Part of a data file
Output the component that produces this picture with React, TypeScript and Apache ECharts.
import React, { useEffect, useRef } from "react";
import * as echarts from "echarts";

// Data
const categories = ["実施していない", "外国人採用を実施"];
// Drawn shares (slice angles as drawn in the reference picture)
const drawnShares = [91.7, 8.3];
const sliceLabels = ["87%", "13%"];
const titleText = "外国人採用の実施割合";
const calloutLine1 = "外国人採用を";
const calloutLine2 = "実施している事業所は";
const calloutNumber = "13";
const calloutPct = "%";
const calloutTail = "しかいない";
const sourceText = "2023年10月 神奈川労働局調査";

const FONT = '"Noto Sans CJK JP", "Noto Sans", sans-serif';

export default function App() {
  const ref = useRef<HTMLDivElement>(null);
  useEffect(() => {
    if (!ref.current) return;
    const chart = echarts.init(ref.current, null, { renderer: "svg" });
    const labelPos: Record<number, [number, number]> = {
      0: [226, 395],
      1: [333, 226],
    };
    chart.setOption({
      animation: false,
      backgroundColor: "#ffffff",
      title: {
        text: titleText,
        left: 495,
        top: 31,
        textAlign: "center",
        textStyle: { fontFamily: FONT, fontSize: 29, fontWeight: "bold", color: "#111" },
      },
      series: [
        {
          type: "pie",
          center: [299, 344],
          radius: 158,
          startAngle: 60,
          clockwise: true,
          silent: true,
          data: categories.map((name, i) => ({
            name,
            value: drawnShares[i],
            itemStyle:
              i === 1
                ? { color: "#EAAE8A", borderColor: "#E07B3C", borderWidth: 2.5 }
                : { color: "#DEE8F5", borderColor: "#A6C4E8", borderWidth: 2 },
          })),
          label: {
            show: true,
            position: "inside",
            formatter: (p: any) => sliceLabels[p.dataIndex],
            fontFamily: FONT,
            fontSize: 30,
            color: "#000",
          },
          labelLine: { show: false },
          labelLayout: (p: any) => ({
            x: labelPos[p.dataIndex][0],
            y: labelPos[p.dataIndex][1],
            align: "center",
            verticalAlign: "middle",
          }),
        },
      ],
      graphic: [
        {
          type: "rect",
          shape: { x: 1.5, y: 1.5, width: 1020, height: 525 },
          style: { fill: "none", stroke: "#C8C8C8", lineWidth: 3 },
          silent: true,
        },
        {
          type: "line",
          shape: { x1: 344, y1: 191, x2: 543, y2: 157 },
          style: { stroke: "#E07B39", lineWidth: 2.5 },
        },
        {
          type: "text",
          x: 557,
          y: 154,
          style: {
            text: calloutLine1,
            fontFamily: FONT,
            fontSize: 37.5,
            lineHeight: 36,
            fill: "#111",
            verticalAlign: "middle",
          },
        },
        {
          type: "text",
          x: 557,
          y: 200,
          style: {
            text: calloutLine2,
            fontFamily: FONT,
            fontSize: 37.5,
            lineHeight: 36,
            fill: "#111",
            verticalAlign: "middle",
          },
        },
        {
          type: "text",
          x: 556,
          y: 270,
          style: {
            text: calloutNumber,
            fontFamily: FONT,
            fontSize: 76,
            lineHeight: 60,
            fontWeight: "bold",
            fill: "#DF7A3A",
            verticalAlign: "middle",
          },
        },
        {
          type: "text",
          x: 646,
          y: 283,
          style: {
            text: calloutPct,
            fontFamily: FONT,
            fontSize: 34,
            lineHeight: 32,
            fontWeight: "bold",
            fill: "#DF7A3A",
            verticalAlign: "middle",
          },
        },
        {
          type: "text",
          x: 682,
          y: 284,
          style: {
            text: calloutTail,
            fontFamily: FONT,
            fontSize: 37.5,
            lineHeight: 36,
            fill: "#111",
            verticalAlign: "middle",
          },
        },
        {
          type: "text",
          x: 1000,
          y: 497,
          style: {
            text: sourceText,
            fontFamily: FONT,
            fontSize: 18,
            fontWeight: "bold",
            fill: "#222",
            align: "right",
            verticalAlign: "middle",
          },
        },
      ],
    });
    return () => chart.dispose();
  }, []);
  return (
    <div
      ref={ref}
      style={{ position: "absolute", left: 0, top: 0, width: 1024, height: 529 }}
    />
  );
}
* * *
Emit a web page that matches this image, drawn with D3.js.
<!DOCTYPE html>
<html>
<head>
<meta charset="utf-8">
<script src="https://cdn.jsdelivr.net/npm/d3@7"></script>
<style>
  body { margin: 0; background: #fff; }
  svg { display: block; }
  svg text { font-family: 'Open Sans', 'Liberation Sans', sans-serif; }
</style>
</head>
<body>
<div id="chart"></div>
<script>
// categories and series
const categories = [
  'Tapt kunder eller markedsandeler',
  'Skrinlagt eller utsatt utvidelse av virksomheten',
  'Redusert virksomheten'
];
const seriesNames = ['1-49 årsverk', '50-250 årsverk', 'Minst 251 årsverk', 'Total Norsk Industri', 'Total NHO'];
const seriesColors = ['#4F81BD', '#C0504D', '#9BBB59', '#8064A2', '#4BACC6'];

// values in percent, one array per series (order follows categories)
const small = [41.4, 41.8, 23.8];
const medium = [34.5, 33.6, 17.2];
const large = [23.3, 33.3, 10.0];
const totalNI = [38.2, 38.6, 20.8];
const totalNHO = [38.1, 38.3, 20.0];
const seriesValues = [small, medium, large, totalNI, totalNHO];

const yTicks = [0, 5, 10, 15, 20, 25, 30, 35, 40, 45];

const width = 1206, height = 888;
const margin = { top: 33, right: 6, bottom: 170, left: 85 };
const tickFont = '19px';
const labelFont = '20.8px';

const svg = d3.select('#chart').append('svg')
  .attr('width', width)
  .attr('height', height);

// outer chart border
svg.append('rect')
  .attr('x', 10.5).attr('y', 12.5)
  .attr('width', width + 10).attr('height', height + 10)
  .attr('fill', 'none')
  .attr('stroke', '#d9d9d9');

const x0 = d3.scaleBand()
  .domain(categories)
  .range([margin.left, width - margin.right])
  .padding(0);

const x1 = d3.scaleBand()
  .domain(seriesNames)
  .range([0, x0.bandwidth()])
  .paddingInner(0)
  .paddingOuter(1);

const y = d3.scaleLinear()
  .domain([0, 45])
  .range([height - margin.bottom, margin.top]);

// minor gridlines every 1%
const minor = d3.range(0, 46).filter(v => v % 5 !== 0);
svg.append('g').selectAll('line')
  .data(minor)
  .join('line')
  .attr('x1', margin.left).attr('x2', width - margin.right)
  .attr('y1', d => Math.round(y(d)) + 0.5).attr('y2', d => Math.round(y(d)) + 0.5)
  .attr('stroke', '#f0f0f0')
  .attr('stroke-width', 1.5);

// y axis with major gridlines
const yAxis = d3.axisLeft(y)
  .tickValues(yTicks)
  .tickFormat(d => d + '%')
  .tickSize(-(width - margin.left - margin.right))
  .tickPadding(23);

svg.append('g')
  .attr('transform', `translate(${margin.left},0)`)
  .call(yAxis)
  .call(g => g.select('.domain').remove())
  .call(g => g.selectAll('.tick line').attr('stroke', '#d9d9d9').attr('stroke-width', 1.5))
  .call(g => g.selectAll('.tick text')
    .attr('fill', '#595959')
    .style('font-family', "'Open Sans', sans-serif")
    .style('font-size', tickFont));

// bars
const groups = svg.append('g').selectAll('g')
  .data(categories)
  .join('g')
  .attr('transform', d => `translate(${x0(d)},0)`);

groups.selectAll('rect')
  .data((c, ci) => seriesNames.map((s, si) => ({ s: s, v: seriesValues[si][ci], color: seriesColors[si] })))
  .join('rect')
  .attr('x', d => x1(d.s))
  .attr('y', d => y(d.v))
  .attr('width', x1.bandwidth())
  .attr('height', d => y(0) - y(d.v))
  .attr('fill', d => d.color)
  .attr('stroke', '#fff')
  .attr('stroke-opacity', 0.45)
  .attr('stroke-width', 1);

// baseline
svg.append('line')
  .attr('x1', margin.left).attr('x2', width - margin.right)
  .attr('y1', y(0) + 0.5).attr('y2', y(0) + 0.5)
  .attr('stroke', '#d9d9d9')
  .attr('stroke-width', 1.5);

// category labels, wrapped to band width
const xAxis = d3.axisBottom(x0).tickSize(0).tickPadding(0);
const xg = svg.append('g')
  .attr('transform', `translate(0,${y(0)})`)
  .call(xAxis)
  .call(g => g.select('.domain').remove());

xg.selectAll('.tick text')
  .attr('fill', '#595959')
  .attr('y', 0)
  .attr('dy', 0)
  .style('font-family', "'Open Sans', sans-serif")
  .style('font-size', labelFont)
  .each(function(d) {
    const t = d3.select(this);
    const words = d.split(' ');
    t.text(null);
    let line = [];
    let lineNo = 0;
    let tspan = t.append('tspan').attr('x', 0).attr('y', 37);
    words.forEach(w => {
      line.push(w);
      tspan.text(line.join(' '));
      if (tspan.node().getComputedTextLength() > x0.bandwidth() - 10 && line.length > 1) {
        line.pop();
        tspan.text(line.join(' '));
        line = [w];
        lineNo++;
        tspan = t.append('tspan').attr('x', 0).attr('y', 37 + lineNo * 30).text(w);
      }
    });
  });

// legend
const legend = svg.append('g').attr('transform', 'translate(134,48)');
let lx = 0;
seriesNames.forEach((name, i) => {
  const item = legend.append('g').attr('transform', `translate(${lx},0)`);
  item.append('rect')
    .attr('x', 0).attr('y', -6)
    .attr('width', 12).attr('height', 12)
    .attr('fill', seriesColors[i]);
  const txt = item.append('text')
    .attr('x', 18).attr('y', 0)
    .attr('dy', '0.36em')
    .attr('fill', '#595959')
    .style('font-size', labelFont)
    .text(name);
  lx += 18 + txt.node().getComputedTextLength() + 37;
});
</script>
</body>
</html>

§ What the task asks
Only the lines from the one holding "Output the component" through the one holding "import * as" are wanted; retype them exactly.

§ Response
Output the component that produces this picture with React, TypeScript and Apache ECharts.
import React, { useEffect, useRef } from "react";
import * as echarts from "echarts";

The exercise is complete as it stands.